Anatomy of end-to-end real-time data systems
Just like Big Data, real-time data systems are composed of four stages - data acquisition, data processing, data storage, and data exploration, but the technologies used in each stage are completely different between and big data and real-time data. Real-time has two aspects. One - how fresh the data is in the real-time system compared to the transactional system. Two - how fast I can access the data that is part of the real-time system. It is very important to always distinguish real-time between data freshness and data retrieval. A good real-time system consists of the following characteristics:
Low latency - will process data as soon as they enter into the system, usually in milliseconds.
Guaranteed message delivery - irrespective of failures, the real-time system processes all the messages.
Scalability - it can scale to any volume.
Fault tolerance - the system can automatically restart and continue processing without any disruption when a failure occurs.
Data acquisition
This area is quite different compared to batch acquisition as this involves in acquiring the data from sensors over wireless networks. Instead of each sensor sending the data to cloud over a wireless network, it sends the data to edge device and in turn edge device transmits the data to the cloud or back-end servers. Sensors use Bluetooth, Bluetooth Low Energy, WiFI, Zigbee, Zwave, NFC, RFID, MEMS, HAN, LoRaWAN, etc. protocols to transmit the data to an Edge device and Edge device uses MQTT, AMQP, CoAP, JMS, HTTP, DDS, etc. protocols to transmit the data to IoT gateway. In turn, IoT gateway makes the data available for processing on messaging platforms such as Apache Kafka, Apache Pulsar, Akka Streams, Amazon Kinesis, ActiveMQ, and RabbitMQ.
Data processing
Unlike in batch data processing, the data gets processed message by message in real-time systems. Real-time processing consumes an endless stream of data that are captured in real-time and processes the data with minimal latency to generate real-time (or near-real-time) reports or automated responses. Frameworks such as Apache Spark, Apache Flink, Apache Apex, Apache Samza, Apache Storm, and Apache Beam can process messages in sub-seconds at scale. Frameworks such as Tensorflow, Pytorch, Scikit-learn, Keras, etc. can help run Machine Learning models as part of the data processing.
Data storage
The datastore needs to support strong consistency while enabling fast, inexpensive, reads and writes of large streams of data. Different data stores have different capabilities - some are better with reading, some for inserting, some at updating, and some are better for time-series data. Druid, InfluxDB, and Apache Pinot are good for time-series data and Apache Cassandra, Couchbase, Amazon DynamoDB, Redis, Riak, Neo4J, and MongoDB are suitable for various types of real-time datastore needs.

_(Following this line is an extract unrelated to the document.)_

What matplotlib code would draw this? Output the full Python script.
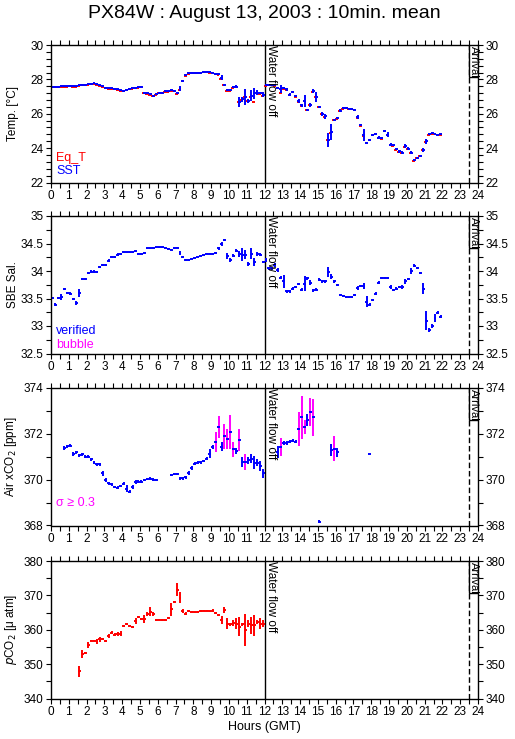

Data exploration/visualization
Real-time data visualization and data exploration become increasingly critical to access, analyze, visualize and explore live data that is coming at lightning speed. Tools like Kibana, Grifana, and Banana are good at visualizing time-series data; D3.js, Taucharts, Gephi libraries are good for charts, graphs, metrics; Apache Zeppelin, Jupyter Notebooks are good to create and share documents that contain live code, equations, visualizations, and narrative text. Open source tools like Apache Superset, Redash, and Metabase are competing with commercial vendors Tableau and Qlik to provide interactive data visualization products.
Note: InfluxDB (data storage) is accompanied by Telegraf (data acquisition), Kapacitor (data processing), and Chronograf (data exploration) to support end-to-end real-time system.